Goal
Return precisely the span of lines from the top of the material below to the line containing "(lbr) at (373,599)", both included. Pictures are excluded.

Information provided
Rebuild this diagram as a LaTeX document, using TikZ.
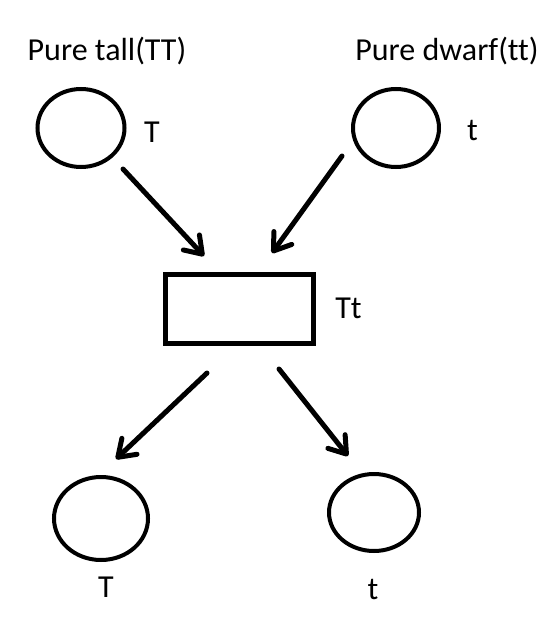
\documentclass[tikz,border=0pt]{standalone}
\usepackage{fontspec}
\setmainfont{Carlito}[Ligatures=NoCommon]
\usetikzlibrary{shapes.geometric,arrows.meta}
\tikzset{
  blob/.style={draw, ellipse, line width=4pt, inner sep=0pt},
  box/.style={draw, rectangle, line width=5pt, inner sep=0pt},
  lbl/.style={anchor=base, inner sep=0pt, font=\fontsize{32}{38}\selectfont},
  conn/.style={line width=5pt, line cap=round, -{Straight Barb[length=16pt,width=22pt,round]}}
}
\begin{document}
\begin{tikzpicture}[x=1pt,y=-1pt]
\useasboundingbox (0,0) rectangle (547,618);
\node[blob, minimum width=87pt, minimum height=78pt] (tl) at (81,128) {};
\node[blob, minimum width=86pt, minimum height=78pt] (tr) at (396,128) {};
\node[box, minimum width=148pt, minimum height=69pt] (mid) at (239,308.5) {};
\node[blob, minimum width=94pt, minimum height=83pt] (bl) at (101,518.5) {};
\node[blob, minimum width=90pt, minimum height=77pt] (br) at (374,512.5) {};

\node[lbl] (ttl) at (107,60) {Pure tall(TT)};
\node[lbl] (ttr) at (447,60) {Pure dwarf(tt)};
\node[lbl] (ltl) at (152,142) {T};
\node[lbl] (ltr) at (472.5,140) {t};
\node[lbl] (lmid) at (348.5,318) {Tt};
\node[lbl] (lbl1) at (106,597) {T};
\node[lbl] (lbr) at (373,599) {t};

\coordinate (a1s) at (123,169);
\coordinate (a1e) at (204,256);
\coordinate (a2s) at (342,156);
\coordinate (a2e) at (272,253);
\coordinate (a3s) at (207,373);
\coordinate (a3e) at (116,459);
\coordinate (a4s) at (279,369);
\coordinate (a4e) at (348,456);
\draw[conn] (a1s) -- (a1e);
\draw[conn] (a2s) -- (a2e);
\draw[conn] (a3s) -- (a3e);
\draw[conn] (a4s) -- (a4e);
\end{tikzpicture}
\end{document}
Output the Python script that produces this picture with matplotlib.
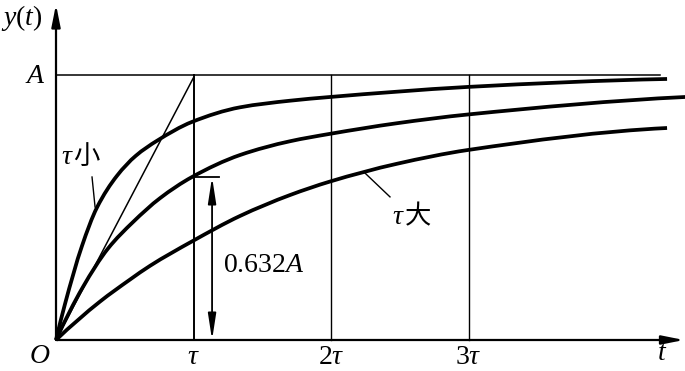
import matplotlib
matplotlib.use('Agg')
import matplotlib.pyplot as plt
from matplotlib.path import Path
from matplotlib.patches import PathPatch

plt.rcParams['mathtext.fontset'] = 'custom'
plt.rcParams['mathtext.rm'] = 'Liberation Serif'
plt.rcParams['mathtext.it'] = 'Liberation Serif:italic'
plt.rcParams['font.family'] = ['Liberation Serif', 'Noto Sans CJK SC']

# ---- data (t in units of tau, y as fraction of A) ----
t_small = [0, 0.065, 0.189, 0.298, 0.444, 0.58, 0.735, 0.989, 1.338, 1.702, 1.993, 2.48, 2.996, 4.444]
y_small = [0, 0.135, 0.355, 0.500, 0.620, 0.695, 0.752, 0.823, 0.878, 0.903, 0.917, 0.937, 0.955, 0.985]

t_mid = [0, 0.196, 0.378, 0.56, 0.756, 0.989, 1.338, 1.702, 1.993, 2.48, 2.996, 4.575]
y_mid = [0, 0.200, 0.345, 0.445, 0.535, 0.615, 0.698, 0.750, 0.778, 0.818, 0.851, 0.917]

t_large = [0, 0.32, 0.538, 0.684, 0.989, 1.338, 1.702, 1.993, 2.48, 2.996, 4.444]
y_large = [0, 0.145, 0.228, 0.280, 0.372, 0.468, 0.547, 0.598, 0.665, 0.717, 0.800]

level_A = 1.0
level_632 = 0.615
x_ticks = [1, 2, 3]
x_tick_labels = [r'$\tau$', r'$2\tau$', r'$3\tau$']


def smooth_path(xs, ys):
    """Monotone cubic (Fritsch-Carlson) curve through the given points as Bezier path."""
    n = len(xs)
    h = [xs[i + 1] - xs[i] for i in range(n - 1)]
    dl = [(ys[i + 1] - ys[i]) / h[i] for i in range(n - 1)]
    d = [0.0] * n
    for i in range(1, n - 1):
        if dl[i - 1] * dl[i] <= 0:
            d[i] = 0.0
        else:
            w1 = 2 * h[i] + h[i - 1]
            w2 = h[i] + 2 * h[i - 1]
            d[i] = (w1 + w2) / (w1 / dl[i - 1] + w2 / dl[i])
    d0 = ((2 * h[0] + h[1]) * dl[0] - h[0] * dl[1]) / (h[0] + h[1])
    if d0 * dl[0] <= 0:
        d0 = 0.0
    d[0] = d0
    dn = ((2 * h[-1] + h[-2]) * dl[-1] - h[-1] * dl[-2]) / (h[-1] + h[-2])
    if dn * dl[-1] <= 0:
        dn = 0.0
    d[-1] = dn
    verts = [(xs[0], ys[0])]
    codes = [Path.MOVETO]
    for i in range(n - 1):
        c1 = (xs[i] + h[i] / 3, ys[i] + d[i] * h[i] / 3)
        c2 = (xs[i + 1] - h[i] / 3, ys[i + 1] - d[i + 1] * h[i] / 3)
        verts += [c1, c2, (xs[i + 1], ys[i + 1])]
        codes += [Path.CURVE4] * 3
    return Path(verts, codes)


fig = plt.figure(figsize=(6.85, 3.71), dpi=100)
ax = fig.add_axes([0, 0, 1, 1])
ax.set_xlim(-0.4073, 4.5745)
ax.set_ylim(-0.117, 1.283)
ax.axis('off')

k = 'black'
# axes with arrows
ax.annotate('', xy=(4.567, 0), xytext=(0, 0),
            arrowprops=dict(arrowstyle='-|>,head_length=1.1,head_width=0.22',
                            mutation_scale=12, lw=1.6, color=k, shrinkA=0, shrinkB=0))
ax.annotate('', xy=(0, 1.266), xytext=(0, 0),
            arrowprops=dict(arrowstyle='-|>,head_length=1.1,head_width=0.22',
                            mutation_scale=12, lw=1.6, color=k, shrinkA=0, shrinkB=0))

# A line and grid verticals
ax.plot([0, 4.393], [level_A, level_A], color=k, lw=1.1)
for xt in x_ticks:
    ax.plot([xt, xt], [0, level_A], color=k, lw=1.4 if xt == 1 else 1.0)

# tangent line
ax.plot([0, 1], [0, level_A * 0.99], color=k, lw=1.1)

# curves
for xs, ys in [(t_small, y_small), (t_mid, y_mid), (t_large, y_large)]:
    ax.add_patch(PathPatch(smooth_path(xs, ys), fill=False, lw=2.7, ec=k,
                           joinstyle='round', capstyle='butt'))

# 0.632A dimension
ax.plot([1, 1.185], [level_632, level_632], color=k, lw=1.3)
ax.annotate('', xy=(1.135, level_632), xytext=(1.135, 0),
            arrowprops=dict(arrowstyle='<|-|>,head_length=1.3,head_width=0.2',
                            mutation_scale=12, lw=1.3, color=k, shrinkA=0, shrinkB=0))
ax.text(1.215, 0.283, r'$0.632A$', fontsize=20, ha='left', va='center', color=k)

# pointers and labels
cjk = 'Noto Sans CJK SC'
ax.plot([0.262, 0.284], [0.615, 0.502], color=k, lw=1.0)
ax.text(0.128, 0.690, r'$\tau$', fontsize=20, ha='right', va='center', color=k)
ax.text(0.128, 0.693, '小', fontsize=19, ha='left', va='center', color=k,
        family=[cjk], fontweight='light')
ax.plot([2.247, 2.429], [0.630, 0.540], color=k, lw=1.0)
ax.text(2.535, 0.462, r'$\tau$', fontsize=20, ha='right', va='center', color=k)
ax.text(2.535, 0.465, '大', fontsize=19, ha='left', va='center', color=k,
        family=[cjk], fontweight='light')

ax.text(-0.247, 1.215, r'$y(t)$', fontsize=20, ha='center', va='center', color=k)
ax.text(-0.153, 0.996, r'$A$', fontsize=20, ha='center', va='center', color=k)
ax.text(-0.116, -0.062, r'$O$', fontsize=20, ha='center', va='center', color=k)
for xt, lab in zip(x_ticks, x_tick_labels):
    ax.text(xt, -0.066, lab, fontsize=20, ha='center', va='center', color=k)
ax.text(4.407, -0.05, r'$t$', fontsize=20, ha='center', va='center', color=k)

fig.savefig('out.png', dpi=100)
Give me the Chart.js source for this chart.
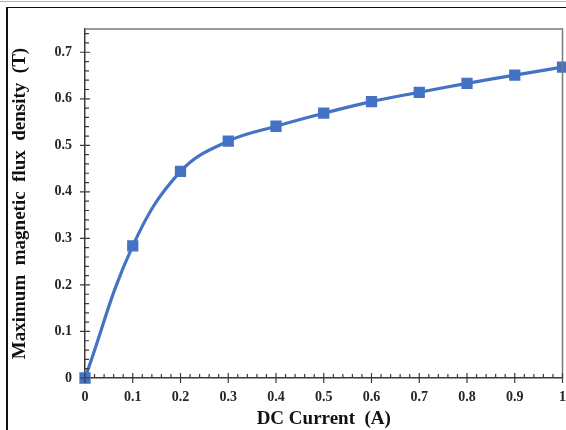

Exercise answer
Rebuild this diagram as a LaTeX document, using TikZ.
\documentclass[tikz,border=0pt]{standalone}
\usepackage{fontspec}
\setmainfont{Carlito}[Ligatures=NoCommon]
\usetikzlibrary{shapes.geometric,arrows.meta}
\tikzset{
  blob/.style={draw, ellipse, line width=4pt, inner sep=0pt},
  box/.style={draw, rectangle, line width=5pt, inner sep=0pt},
  lbl/.style={anchor=base, inner sep=0pt, font=\fontsize{32}{38}\selectfont},
  conn/.style={line width=5pt, line cap=round, -{Straight Barb[length=16pt,width=22pt,round]}}
}
\begin{document}
\begin{tikzpicture}[x=1pt,y=-1pt]
\useasboundingbox (0,0) rectangle (547,618);
\node[blob, minimum width=87pt, minimum height=78pt] (tl) at (81,128) {};
\node[blob, minimum width=86pt, minimum height=78pt] (tr) at (396,128) {};
\node[box, minimum width=148pt, minimum height=69pt] (mid) at (239,308.5) {};
\node[blob, minimum width=94pt, minimum height=83pt] (bl) at (101,518.5) {};
\node[blob, minimum width=90pt, minimum height=77pt] (br) at (374,512.5) {};

\node[lbl] (ttl) at (107,60) {Pure tall(TT)};
\node[lbl] (ttr) at (447,60) {Pure dwarf(tt)};
\node[lbl] (ltl) at (152,142) {T};
\node[lbl] (ltr) at (472.5,140) {t};
\node[lbl] (lmid) at (348.5,318) {Tt};
\node[lbl] (lbl1) at (106,597) {T};
\node[lbl] (lbr) at (373,599) {t};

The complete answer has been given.